REQUIRED WORK
Starting at the first line of the data, print each line verbatim up to and including the line bearing "true, false, true];", omitting pictures.

[Records from a data collection]
·····

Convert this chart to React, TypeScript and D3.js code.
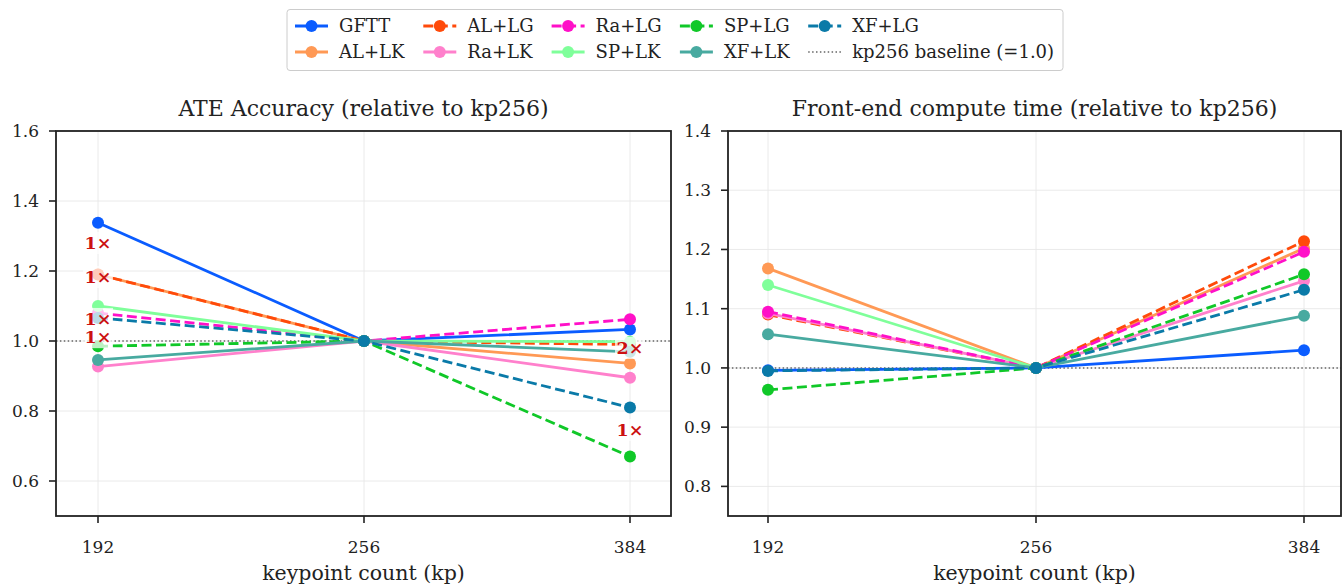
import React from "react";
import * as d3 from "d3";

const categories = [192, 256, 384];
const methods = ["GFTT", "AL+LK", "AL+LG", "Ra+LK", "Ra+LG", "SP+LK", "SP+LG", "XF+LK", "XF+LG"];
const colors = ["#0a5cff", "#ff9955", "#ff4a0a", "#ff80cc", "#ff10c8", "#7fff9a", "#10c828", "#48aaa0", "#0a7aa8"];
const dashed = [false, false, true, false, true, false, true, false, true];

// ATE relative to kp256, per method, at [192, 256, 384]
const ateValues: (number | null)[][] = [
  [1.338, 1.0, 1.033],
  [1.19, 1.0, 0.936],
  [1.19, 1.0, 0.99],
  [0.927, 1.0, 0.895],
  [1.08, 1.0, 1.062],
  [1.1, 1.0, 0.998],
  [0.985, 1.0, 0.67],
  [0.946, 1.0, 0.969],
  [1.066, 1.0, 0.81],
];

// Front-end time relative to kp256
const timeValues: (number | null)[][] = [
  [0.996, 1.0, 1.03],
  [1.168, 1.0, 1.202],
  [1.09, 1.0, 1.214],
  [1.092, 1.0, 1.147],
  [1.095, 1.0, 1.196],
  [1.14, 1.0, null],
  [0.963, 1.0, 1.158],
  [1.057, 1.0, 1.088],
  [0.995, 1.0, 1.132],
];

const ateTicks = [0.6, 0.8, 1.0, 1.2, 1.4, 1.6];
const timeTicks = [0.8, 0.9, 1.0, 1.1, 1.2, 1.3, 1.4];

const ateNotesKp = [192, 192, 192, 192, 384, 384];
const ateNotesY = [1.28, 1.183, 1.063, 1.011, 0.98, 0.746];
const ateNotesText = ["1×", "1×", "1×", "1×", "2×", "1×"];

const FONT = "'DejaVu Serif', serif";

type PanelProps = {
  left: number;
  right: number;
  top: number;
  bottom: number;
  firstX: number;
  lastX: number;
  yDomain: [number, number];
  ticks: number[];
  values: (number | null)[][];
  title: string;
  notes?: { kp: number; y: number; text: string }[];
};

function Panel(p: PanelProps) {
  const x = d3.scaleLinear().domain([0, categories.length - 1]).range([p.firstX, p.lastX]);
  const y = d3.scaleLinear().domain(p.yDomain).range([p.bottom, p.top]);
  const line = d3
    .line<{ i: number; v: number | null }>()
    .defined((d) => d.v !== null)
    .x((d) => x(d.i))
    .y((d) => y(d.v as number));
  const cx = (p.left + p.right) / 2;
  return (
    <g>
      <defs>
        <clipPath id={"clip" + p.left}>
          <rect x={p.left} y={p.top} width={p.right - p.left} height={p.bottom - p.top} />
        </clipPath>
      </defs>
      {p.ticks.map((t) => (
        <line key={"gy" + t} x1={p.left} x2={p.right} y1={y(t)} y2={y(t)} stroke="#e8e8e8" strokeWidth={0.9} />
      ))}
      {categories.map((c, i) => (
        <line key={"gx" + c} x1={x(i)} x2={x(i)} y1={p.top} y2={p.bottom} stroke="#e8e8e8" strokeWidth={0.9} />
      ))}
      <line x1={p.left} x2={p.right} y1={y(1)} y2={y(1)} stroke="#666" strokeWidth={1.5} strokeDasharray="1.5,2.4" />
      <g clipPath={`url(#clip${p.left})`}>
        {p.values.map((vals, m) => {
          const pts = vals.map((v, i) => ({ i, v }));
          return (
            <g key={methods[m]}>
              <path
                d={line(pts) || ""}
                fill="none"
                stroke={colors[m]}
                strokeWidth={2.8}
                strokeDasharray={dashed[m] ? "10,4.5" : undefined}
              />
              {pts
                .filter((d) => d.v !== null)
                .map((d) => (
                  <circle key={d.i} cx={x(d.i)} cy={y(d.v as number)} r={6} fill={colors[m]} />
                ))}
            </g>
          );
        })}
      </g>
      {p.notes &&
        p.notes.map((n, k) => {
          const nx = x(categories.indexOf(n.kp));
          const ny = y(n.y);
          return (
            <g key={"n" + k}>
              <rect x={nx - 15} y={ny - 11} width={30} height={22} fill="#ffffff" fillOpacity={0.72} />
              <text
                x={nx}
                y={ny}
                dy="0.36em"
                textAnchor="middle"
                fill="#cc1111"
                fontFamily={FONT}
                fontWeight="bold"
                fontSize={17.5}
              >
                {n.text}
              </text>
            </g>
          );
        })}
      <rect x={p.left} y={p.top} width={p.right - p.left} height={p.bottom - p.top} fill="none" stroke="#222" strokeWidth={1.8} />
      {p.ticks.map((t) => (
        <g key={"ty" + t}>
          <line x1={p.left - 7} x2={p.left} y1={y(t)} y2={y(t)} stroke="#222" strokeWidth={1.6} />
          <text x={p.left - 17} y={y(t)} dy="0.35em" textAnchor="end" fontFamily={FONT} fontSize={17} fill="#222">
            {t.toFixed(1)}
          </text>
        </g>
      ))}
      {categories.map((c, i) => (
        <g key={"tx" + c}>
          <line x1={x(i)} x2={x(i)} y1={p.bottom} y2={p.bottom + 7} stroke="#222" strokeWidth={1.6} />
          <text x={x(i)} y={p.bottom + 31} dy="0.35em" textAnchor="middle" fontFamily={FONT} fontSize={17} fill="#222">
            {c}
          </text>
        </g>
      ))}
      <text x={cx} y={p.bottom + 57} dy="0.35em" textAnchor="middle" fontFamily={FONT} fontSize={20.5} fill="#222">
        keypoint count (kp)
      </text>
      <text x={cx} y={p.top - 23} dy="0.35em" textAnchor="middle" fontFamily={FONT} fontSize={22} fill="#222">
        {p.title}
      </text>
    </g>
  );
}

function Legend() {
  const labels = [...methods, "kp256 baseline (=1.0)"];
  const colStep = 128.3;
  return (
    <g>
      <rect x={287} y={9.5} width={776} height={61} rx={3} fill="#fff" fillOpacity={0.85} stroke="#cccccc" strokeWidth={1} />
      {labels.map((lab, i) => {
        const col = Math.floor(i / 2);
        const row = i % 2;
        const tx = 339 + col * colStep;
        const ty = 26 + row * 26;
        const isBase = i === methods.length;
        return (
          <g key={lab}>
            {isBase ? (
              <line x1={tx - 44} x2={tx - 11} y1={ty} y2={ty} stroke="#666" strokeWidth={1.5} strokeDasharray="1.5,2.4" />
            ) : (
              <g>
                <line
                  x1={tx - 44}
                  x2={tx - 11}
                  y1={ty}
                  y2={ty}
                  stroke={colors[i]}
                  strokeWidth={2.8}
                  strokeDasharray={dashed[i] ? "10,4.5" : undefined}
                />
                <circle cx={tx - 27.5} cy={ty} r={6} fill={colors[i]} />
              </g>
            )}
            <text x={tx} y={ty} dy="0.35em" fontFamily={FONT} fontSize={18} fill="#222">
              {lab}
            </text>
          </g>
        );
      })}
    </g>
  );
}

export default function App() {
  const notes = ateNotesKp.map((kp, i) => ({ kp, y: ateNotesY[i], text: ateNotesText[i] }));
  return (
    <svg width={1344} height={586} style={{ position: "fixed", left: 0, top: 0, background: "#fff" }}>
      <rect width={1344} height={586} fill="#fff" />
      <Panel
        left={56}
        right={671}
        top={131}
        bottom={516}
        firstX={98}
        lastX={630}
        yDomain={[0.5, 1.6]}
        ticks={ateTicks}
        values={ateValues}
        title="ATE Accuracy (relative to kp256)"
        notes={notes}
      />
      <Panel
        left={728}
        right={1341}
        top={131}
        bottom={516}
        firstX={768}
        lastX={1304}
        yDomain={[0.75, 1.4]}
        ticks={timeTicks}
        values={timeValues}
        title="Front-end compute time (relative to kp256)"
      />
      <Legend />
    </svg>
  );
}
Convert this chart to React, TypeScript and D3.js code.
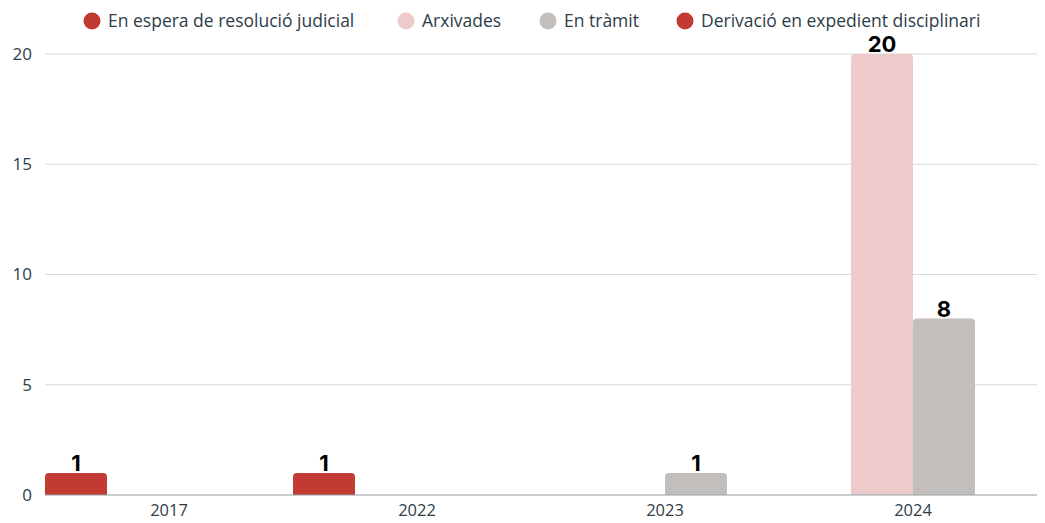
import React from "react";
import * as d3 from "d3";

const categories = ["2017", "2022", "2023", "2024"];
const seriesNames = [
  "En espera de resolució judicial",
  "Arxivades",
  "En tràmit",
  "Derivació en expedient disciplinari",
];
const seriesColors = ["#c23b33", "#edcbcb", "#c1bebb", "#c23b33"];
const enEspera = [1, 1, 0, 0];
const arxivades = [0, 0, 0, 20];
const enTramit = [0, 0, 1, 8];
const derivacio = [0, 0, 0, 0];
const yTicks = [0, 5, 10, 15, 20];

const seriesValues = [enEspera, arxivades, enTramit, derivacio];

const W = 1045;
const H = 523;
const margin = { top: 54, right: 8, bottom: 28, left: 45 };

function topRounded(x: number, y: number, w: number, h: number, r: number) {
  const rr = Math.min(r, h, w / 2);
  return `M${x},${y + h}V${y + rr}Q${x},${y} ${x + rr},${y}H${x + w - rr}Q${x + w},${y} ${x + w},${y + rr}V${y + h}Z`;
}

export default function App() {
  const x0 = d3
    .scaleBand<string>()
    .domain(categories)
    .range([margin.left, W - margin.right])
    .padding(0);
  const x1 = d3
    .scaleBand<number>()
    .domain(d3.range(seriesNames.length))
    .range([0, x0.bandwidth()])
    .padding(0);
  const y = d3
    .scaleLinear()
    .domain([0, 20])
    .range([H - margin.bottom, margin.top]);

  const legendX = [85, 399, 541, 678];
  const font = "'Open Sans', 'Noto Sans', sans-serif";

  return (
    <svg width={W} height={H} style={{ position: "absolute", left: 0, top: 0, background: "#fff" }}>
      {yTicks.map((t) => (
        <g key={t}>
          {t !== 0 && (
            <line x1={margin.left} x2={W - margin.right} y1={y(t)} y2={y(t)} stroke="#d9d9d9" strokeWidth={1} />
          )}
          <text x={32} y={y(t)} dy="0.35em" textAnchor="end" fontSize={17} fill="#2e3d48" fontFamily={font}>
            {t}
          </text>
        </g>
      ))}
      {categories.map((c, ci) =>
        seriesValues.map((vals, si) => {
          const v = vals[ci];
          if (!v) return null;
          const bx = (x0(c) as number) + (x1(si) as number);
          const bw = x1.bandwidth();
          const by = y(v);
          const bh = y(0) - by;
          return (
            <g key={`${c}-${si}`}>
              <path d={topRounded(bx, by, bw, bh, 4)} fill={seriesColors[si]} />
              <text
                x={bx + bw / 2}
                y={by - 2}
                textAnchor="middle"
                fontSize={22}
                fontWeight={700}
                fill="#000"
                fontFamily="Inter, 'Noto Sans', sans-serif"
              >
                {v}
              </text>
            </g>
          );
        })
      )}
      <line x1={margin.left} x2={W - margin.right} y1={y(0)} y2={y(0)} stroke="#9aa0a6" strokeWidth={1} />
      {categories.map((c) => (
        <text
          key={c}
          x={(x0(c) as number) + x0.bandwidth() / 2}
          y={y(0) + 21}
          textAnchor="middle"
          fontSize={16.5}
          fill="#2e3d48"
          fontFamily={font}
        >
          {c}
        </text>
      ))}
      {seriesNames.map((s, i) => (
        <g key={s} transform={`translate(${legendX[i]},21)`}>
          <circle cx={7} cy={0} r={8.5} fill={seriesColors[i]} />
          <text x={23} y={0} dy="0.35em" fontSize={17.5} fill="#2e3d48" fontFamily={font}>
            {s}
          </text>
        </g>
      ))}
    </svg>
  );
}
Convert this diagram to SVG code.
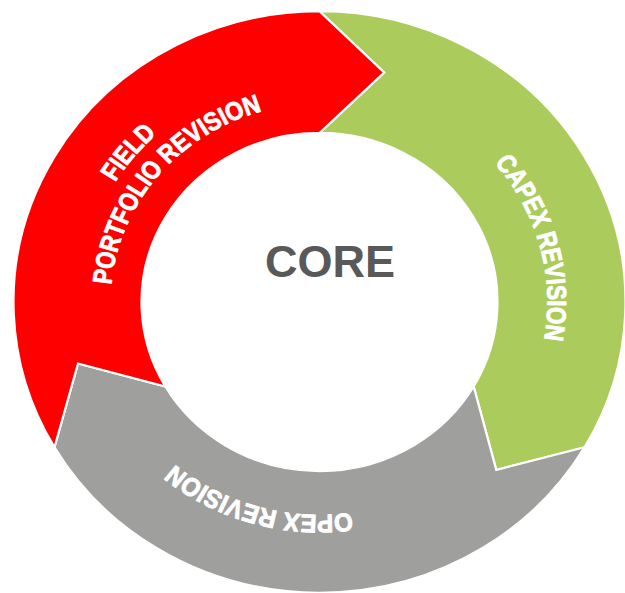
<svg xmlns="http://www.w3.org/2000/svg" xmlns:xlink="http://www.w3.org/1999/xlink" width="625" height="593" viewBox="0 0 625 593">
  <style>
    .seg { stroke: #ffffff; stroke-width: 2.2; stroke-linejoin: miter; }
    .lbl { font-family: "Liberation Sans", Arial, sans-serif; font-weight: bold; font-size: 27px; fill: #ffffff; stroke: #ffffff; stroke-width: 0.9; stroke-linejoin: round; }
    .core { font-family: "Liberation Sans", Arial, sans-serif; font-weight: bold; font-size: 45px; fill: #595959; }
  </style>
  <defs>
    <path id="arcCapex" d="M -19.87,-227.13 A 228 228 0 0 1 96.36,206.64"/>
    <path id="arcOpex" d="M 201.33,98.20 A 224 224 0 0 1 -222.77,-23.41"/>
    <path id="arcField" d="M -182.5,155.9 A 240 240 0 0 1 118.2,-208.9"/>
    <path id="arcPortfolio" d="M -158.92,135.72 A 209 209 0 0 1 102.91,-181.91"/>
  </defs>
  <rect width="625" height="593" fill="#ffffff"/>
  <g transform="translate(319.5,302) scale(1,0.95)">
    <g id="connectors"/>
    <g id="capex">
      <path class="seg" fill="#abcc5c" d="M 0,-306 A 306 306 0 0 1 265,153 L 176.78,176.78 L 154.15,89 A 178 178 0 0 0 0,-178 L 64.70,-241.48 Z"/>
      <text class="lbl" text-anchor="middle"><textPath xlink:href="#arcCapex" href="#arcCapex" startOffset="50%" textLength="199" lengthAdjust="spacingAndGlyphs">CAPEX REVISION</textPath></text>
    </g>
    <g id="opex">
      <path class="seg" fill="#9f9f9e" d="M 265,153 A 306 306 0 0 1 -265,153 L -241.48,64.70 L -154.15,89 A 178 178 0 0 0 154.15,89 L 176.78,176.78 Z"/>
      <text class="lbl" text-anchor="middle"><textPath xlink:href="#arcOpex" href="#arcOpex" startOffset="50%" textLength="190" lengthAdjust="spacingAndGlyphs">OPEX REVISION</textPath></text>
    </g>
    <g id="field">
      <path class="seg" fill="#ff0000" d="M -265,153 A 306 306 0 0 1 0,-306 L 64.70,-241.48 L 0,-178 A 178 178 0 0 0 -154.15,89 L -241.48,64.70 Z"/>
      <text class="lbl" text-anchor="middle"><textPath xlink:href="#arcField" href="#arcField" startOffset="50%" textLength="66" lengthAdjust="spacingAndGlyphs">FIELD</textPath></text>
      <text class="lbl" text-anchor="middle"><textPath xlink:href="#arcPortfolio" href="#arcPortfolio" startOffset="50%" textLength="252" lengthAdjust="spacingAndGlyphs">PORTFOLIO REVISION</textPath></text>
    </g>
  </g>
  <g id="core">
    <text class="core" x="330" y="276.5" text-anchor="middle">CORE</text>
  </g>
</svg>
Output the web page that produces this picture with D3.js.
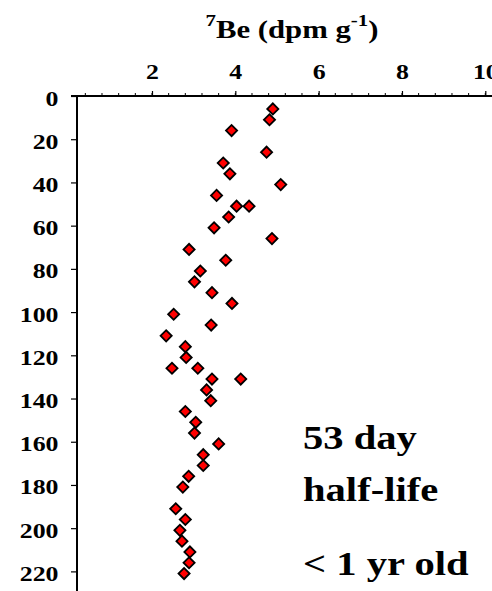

·····

FINAL RESULT
Convert this chart to React, TypeScript and D3.js code.
import React from "react";
import * as d3 from "d3";

const categories = [192, 256, 384];
const methods = ["GFTT", "AL+LK", "AL+LG", "Ra+LK", "Ra+LG", "SP+LK", "SP+LG", "XF+LK", "XF+LG"];
const colors = ["#0a5cff", "#ff9955", "#ff4a0a", "#ff80cc", "#ff10c8", "#7fff9a", "#10c828", "#48aaa0", "#0a7aa8"];
const dashed = [false, false, true, false, true, false, true, false, true];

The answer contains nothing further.